The portrayals of the rape itself, depicted directly in both Le Gris and Marguerite’s chapters, again exemplifies the filmmaking care even in depicting something that isn’t pleasant to watch. Small details tellingly differ – where, say, Le Gris sees Marguerite leaving shoes behind her like a saucy maiden discarding clothing, Marguerite remembers as simply accidental in the course of her flustered fear – and so too does the visual language. Scott holds back for the most part in Le Gris’ version, filming mostly in wide shots that emphasise the physicality of the event, Le Gris as lanky coyote after Marguerite’s darting roadrunner, before concluding with a point-of-view shot of Le Gris looking down at Marguerite’s face in contorted profile. Le Gris’ version of sex is duly pornographic, defined not by connection but by the erasure of need, and his self-created fiction resumes as he makes his apologies and leaves. In Marguerite’s version the shots are more intimate and urgent, climaxing in a long close-up on her shattered expression as Le Gris penetrates her and then leaves her, the storm having visited and then departed like some deeply ugly and surreal dream, reminiscent in a way of the imagery of violation and sudden, sundering ugliness in Alien.

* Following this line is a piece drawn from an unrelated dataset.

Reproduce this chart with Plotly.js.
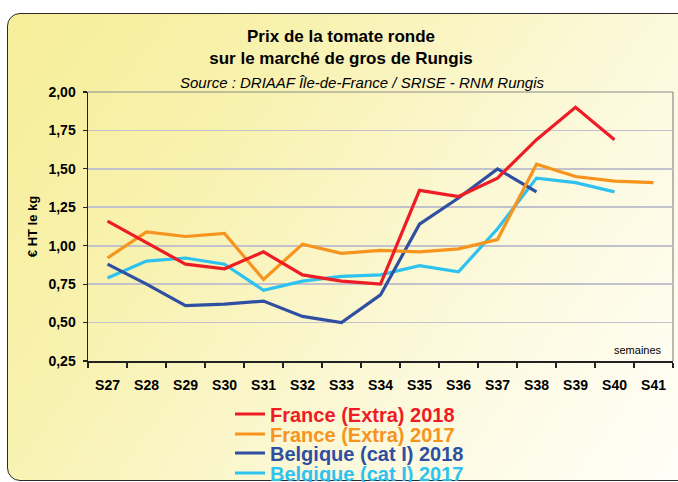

The attack can only be properly avenged in the trial by combat, which means the Carrouges must work tactically, making their friends and social circle unwitting confederates by telling them and using them in the project of forcing the King to pay attention, circumventing Pierre’s control, essentially the medieval edition of a social media campaign. The hearing the King calls eventually sees the parties grilled by legal minds, a sequence that’s used to encompass the most egregious aspects of the period’s approach to things like sex and justice. The young monarch, Charles VI (Alex Lawther), essentially treats the event as a particularly juicy entertainment, whilst the duel itself is a spectator sport that’s also like watching a movie in that everyone has their rooting interest. Scott builds suspense as the film nears the duel as the potential price Marguerite must pay becomes clear, a truth that displaces the tension over Carrouges and Le Gris’ fates onto her, as she stands up to her irate husband with intense and righteous anger but then finds both a source of solace and further worry when she has her child and wonders if the infant will soon be orphaned after such a long effort by the parents to have him. Carrouges meanwhile is left isolated in both his alienation from Marguerite and most of the onlookers who want to see him fall, and Damon does an excellent job in invoking pathos in the character even when that’s not the focal point through his stolid, chastened affect as the moment of confrontation with mortality looms.
The duel, when finally returned to, represents an apotheosis for Scott in terms of sheer moviemaking craft, capturing with concussive immediacy both the awful violence of the fighters and the nightmarish state of watching it with the certainty that life and death acted out on the sand is also one’s own fate being settled. The cinematography by Dariusz Wolski, with its stern, frigid, muted grey-blue palette only swapped out for the honeyed glow of candlelit interiors, mostly rejects the penchant for beauty found in Scott’s other historical films, and here become furious and alive in a way that feels as cutting-edge as anything Scott’s ever shot – beautifully dashing tracking shots cleaved brutally with inserts of mounted camerawork pursuing the duellists into the joust. Thunderous editing of both images and sound helping lend you-are-there palpability to the shattering lances spraying splinters, horses colliding with walls, and cold steel blades sinking into soft warm flesh, and none of it seems to be augmented with special effects, a particular blessing in this accursed moment in action filmmaking. Every blow and movement communicates physical effort and cost. What it isn’t is a cheer-along struggle of good and evil, even as Scott finally allows Carrouges to become what he wanted to think of himself as, the plucky, honourable underdog with a righteous cause, as he faces not just Le Gris’ unexpected fearsomeness in the fight but the general disdain of the aristocrats in the crowd, including Pierre, who want their charming favourite to win.
The fight comes to its terrible, gruesome end as Carrouges manages to outwit Le Gris and tries to force him to confess, before showing his dagger into the man’s mouth, a bloody and awfully intimate mirror to his assault on Marguerite. Carrouges, still faintly hapless even after proving himself awesomely tough as he needs the king’s cue to face and embrace his released wife, now exhibits sufficient poise to offer Marguerite to the crowd for exaltation as well, before leading her to an under-construction Notre Dame, whilst Le Gris’ corpse is hung up naked and pathetic. Even Pierre is offered a moment of pathos as he’s left clearly mourning his friend. Carrouges fails at being a hero but finally triumphs in offering the crowd a better story, of a knight who has vindicated his wife. Scott nonetheless suggests the awful, lingering bleakness under the relief nonetheless as he cuts out the noise of the cheering mob and has only the sound of Marguerite’s strained breathing on the soundtrack as she rides in slow motion. A brief coda does give a modest dose of reassurance as Marguerite is glimpsed as a happy mother whilst Carrouges has gone off to get himself killed in the Crusades. But it’s with that image of Marguerite after the duel where the film should have ended, with that feeling that won’t go away, like standing on the beach with a colossal wave about to crash down upon you.